* [What you need to do] Your task is to reproduce, verbatim and without pictures, the lines from the opening of the listing through the line containing "y_ticks = [0, 15, 30]".

* [Dataset extract]
** START **
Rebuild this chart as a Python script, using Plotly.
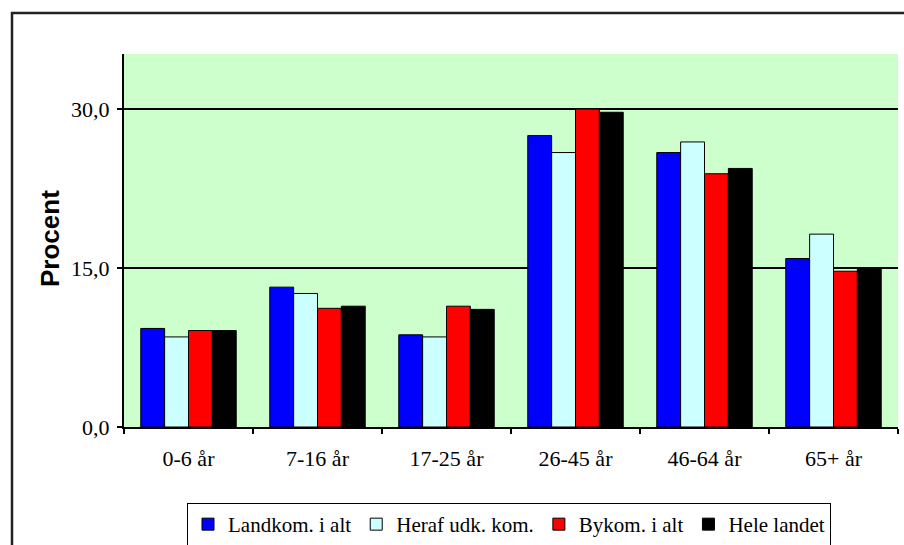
import plotly.graph_objects as go

categories = ["0-6 år", "7-16 år", "17-25 år", "26-45 år", "46-64 år", "65+ år"]
series_names = ["Landkom. i alt", "Heraf udk. kom.", "Bykom. i alt", "Hele landet"]
landkom = [9.3, 13.2, 8.7, 27.5, 25.9, 15.9]
heraf = [8.5, 12.6, 8.5, 25.9, 26.9, 18.2]
bykom = [9.1, 11.2, 11.4, 30.0, 23.9, 14.7]
hele = [9.1, 11.4, 11.1, 29.7, 24.4, 15.0]
y_ticks = [0, 15, 30]

colors = ["#0000FF", "#CCFFFF", "#FF0000", "#000000"]
values = [landkom, heraf, bykom, hele]

fig = go.Figure()
for name, vals, col in zip(series_names, values, colors):
    fig.add_trace(go.Bar(
        x=categories, y=vals, name=name,
        marker=dict(color=col, line=dict(color="#000000", width=1)),
    ))

W, H = 904, 545
L, T = 124, 54
R = W - 898
B = H - 427
pw, ph = W - L - R, H - T - B

def px(x):
    return (x - L) / pw

def py(y):
    return (H - B - y) / ph

fig.update_layout(
    width=W, height=H,
    margin=dict(l=L, r=R, t=T, b=B, autoexpand=False),
    paper_bgcolor="white",
    plot_bgcolor="#CCFFCC",
    barmode="group",
    bargap=0.26,
    bargroupgap=0,
    separators=",.",
    font=dict(family="Liberation Serif, Times New Roman, serif", size=20, color="black"),
    showlegend=True,
    legend=dict(
        orientation="h",
        x=px(509), xanchor="center",
        y=py(503), yanchor="top",
        bordercolor="black", borderwidth=1,
        bgcolor="white",
        font=dict(size=21),
        itemwidth=30,
        tracegroupgap=0,
    ),
    xaxis=dict(
        automargin=False,
        showline=True, linecolor="black", linewidth=2,
        ticks="outside", ticklen=5, tickcolor="black", tickwidth=1.5,
        tickson="boundaries",
        showgrid=False,
        tickfont=dict(size=22),
        ticklabelstandoff=11,
    ),
    yaxis=dict(
        automargin=False,
        range=[0, 35.2],
        tickvals=y_ticks,
        tickformat=".1f",
        showline=True, linecolor="black", linewidth=2,
        ticks="outside", ticklen=5, tickcolor="black", tickwidth=1.5,
        showgrid=True, gridcolor="black", gridwidth=2,
        zeroline=False,
        tickfont=dict(size=22),
        ticklabelstandoff=3,
    ),
    annotations=[
        dict(text="<b>Procent</b>", xref="paper", yref="paper",
             x=px(50), y=py(239), xanchor="center", yanchor="middle",
             textangle=-90, showarrow=False,
             font=dict(family="Liberation Sans, Arial, sans-serif", size=26, color="black")),
    ],
    shapes=[
        dict(type="rect", xref="paper", yref="paper",
             x0=px(12), x1=px(940), y0=py(580), y1=py(13),
             line=dict(color="#222222", width=2.5), fillcolor="rgba(0,0,0,0)", layer="below"),
    ],
)

fig.write_html(
    "out.html",
    config={"displayModeBar": False},
    post_script="document.body.style.margin='0';document.body.style.overflow='hidden';",
)
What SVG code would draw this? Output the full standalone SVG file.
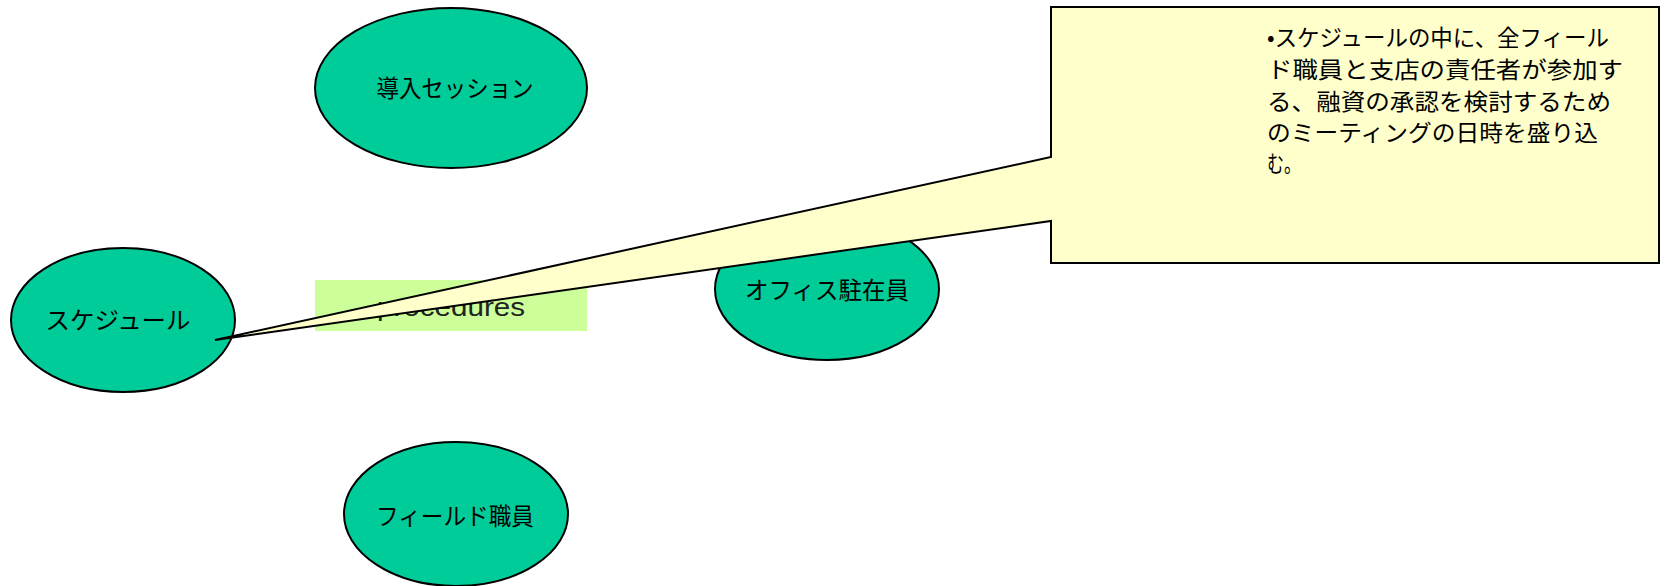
<svg xmlns="http://www.w3.org/2000/svg" width="1665" height="586" viewBox="0 0 1665 586">
<style>
.node ellipse{fill:#00CC99;stroke:#000;stroke-width:2}
.lbl{font-family:"Noto Sans CJK JP","Liberation Sans",sans-serif;font-size:24px;fill:#000;text-anchor:middle;dominant-baseline:central}
.call{font-family:"Noto Sans CJK JP","Liberation Sans",sans-serif;font-size:23px;fill:#000}
.proc{font-family:"Liberation Sans",Arial,sans-serif;font-size:26px;fill:#222}
</style>
<rect width="1665" height="586" fill="#fff"/>
<g id="node-intro" class="node">
<ellipse cx="451" cy="88" rx="136" ry="80"/>
<text class="lbl" x="455" y="86" textLength="157" lengthAdjust="spacingAndGlyphs">導入セッション</text>
</g>
<g id="node-schedule" class="node">
<ellipse cx="123" cy="320" rx="112" ry="72"/>
<text class="lbl" x="118" y="318" textLength="145" lengthAdjust="spacingAndGlyphs">スケジュール</text>
</g>
<g id="node-office" class="node">
<ellipse cx="827" cy="289" rx="112" ry="71"/>
<text class="lbl" x="827" y="288" textLength="164" lengthAdjust="spacingAndGlyphs">オフィス駐在員</text>
</g>
<g id="node-field" class="node">
<ellipse cx="456" cy="514" rx="112" ry="72"/>
<text class="lbl" x="455" y="514" textLength="158" lengthAdjust="spacingAndGlyphs">フィールド職員</text>
</g>
<g id="node-procedures">
<rect x="315" y="280" width="272" height="51" fill="#CCFF99"/>
<text class="proc" x="377" y="316" textLength="148" lengthAdjust="spacingAndGlyphs">procedures</text>
</g>
<g id="connectors">
<g id="callout">
<polygon points="1051,7 1659,7 1659,263 1051,263 1051,221 215,340 1051,157" fill="#FFFFCC" stroke="#000" stroke-width="2" stroke-linejoin="miter"/>
<text class="call" x="1267" y="46" textLength="342" lengthAdjust="spacingAndGlyphs">•スケジュールの中に、全フィール</text>
<text class="call" x="1267" y="78" textLength="356" lengthAdjust="spacingAndGlyphs">ド職員と支店の責任者が参加す</text>
<text class="call" x="1267" y="110" textLength="344" lengthAdjust="spacingAndGlyphs">る、融資の承認を検討するため</text>
<text class="call" x="1267" y="141" textLength="331" lengthAdjust="spacingAndGlyphs">のミーティングの日時を盛り込</text>
<text class="call" x="1267" y="172" textLength="34" lengthAdjust="spacingAndGlyphs">む。</text>
</g>
</g>
</svg>
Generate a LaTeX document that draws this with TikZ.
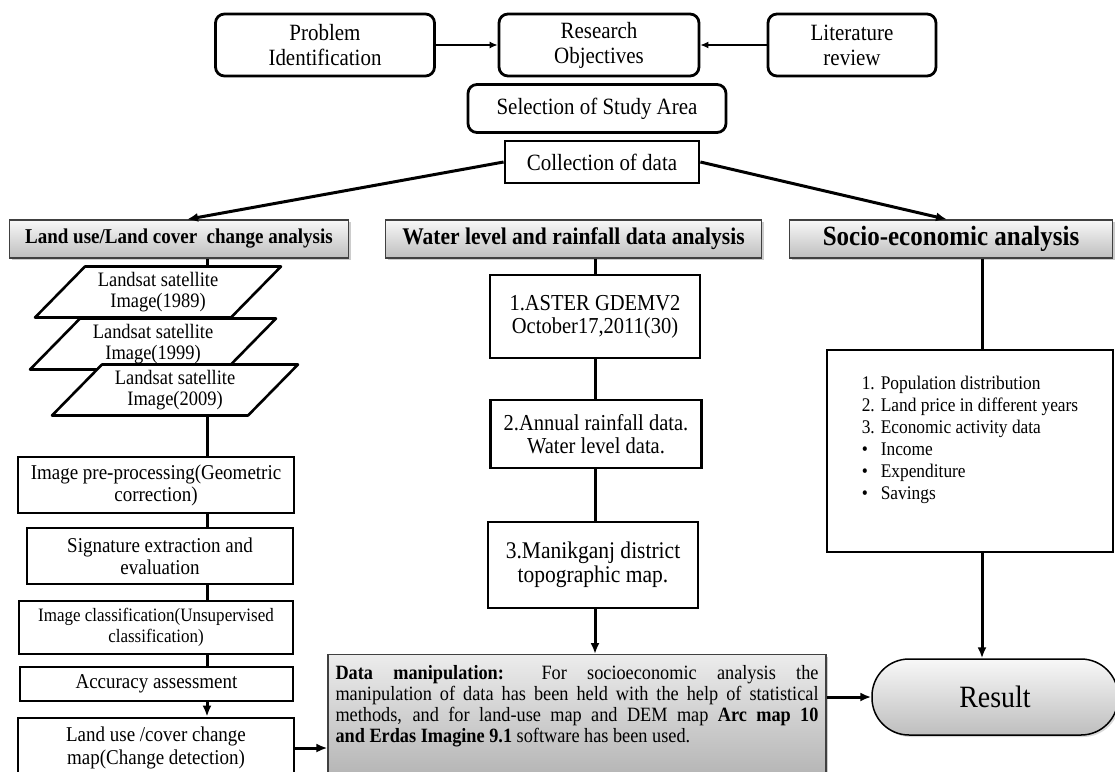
\documentclass[tikz,border=0pt]{standalone}
\usepackage{fontspec}
\setmainfont{Liberation Serif}[FakeStretch=0.9]
\usetikzlibrary{arrows.meta,shadows}
\definecolor{hdtop}{RGB}{248,248,248}
\definecolor{hdbot}{RGB}{190,190,190}
\definecolor{dmtop}{RGB}{236,236,236}
\definecolor{dmbot}{RGB}{178,178,178}

\begin{document}
\begin{tikzpicture}[x=1pt,y=-1pt]
    \useasboundingbox (0,0) rectangle (1115,771);
    \coordinate (lx) at (207,0);
    \coordinate (mx) at (595,0);
    \coordinate (sx) at (982,0);

    \begin{scope}[every node/.style={draw,line width=2.8pt,rounded corners=9pt,align=center,inner ysep=2pt,font=\fontsize{23.3}{25}\selectfont}]
        \node[minimum width=219,minimum height=62] (prob) at (325,45) {Problem\\Identification};
        \node[minimum width=200,minimum height=62] (obj) at (599,45) {Research\\Objectives};
        \node[minimum width=168,minimum height=62] (lit) at (852,45) {Literature\\review};
        \node[minimum width=258,minimum height=48] (area) at (597,108.5) {Selection of Study Area};
        \node[sharp corners,minimum width=194,minimum height=42] (coll) at (602,162) {Collection of data};
    \end{scope}

    \begin{scope}[every node/.style={draw=black!75,line width=1.2pt,minimum height=38,inner ysep=1pt,top color=hdtop,bottom color=hdbot,
        drop shadow={shadow xshift=2pt,shadow yshift=-2pt,opacity=.4}}]
        \node[minimum width=339,font=\bfseries\fontsize{21.1}{23}\selectfont] (land) at (179,239) {Land use/Land cover\ \ change analysis};
        \node[minimum width=376,font=\bfseries\fontsize{23.9}{25}\selectfont] (water) at (573.5,239) {Water level and rainfall data analysis};
        \node[minimum width=323,font=\bfseries\fontsize{27.8}{29}\selectfont] (socio) at (951,239) {Socio-economic analysis};
    \end{scope}

    \foreach \yr/\cx/\cy in {1989/158/292,1999/153/344,2009/175/390}{
        \draw[line width=2.6pt,fill=white,line join=round] (\cx,\cy) ++(-73,-25.5) -- ++(196,0) -- ++(-50,51) -- ++(-196,0) -- cycle;
        \node[minimum width=150,minimum height=51,inner sep=0pt,align=center,font=\fontsize{20.5}{20.5}\selectfont] (img\yr) at (\cx,\cy) {Landsat satellite\\Image(\yr)};
    }

    \begin{scope}[every node/.style={draw,line width=2.8pt,align=center,inner ysep=2pt,font=\fontsize{21.1}{22}\selectfont}]
        \node[minimum width=276,minimum height=56] (pre) at (156,485) {Image pre-processing(Geometric\\correction)};
        \node[minimum width=266,minimum height=56] (sig) at (160,556) {Signature extraction and\\evaluation};
        \node[minimum width=274,minimum height=53,font=\fontsize{18.9}{20.5}\selectfont] (cls) at (156,627.5) {Image classification(Unsupervised\\classification)};
        \node[minimum width=273,minimum height=34] (acc) at (156.5,684) {Accuracy assessment};
        \node[minimum width=276,minimum height=60,font=\fontsize{21.1}{23.5}\selectfont] (lmap) at (156,748) {Land use /cover change\\map(Change detection)};
    \end{scope}

    \begin{scope}[every node/.style={draw,line width=2.8pt,align=center,font=\fontsize{22.8}{23}\selectfont}]
        \node[minimum width=210,minimum height=83] (aster) at (595,316.5) {1.ASTER GDEMV2\\October17,2011(30)};
        \node[minimum width=211,minimum height=68] (rain) at (596,434) {2.Annual rainfall data.\\Water level data.};
        \node[minimum width=210,minimum height=86,font=\fontsize{23.9}{24}\selectfont] (mani) at (593,565) {3.Manikganj district\\topographic map.};
    \end{scope}

    \node[draw,line width=2.8pt,minimum width=286,minimum height=202,font=\fontsize{19.3}{22}\selectfont] (socl) at (970,451)
        {\begin{tabular}{@{}p{19pt}@{}l@{}}
        1.&Population distribution\\
        2.&Land price in different years\\
        3.&Economic activity data\\
        \textbullet&Income\\
        \textbullet&Expenditure\\
        \textbullet&Savings\\
        &
        \end{tabular}};

    \node[draw=black!75,line width=1.2pt,top color=dmtop,bottom color=dmbot,drop shadow={shadow xshift=2pt,shadow yshift=-2pt,opacity=.4},
        anchor=north,minimum width=498,minimum height=128,text width=483,align=justify,font=\fontsize{20.3}{21}\selectfont] (data) at (577,654)
        {\textbf{Data manipulation:} For socioeconomic analysis the\linebreak
        manipulation of data has been held with the help of statistical\linebreak
        methods, and for land-use map and DEM map \textbf{Arc map 10}\linebreak
        \textbf{and Erdas Imagine 9.1} software has been used.\par\vspace{8pt}\rule{0pt}{16pt}};

    \node[draw,line width=1.5pt,rounded corners=37pt,minimum width=246,minimum height=76,top color=hdtop,bottom color=hdbot,
        drop shadow={shadow xshift=2pt,shadow yshift=-2pt,opacity=.3},font=\fontsize{31}{33}\selectfont] (res) at (995,697) {Result};

    \begin{scope}[>={Latex[length=11pt,width=9pt]},
        every edge/.style={draw,line width=3pt}]
        \path [->] (coll.west) edge ([xshift=8pt]land.north);
        \path [->] (coll.east) edge ([xshift=-4pt]socio.north);
        \path [-] (land.south -| lx) edge (img1989.north -| lx);
        \path [-] (img2009.south -| lx) edge (pre.north -| lx);
        \path [-] (pre.south -| lx) edge (sig.north -| lx);
        \path [-] (sig.south -| lx) edge (cls.north -| lx);
        \path [-] (cls.south -| lx) edge (acc.north -| lx);
        \path [->] (acc.south -| lx) edge (lmap.north -| lx);
        \path [->] (lmap.east) edge (lmap.east -| data.west);
        \path [-] (water.south -| mx) edge (aster.north -| mx);
        \path [-] (aster.south -| mx) edge (rain.north -| mx);
        \path [-] (rain.south -| mx) edge (mani.north -| mx);
        \path [->] (mani.south -| mx) edge (data.north -| mx);
        \path [-] (socio.south -| sx) edge (socl.north -| sx);
        \path [->] (socl.south -| sx) edge (res.north -| sx);
        \path [->] (res.west -| data.east) edge (res.west);
    \end{scope}
    \begin{scope}[>={Latex[length=8pt,width=7pt]},
        every edge/.style={draw,line width=1.3pt}]
        \path [->] (prob) edge (obj);
        \path [->] (lit) edge (obj);
    \end{scope}

\end{tikzpicture}
\end{document}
** END **
* [Solution below]
Rebuild this chart as a Python script, using Plotly.
import plotly.graph_objects as go

categories = ["0-6 år", "7-16 år", "17-25 år", "26-45 år", "46-64 år", "65+ år"]
series_names = ["Landkom. i alt", "Heraf udk. kom.", "Bykom. i alt", "Hele landet"]
landkom = [9.3, 13.2, 8.7, 27.5, 25.9, 15.9]
heraf = [8.5, 12.6, 8.5, 25.9, 26.9, 18.2]
bykom = [9.1, 11.2, 11.4, 30.0, 23.9, 14.7]
hele = [9.1, 11.4, 11.1, 29.7, 24.4, 15.0]
y_ticks = [0, 15, 30]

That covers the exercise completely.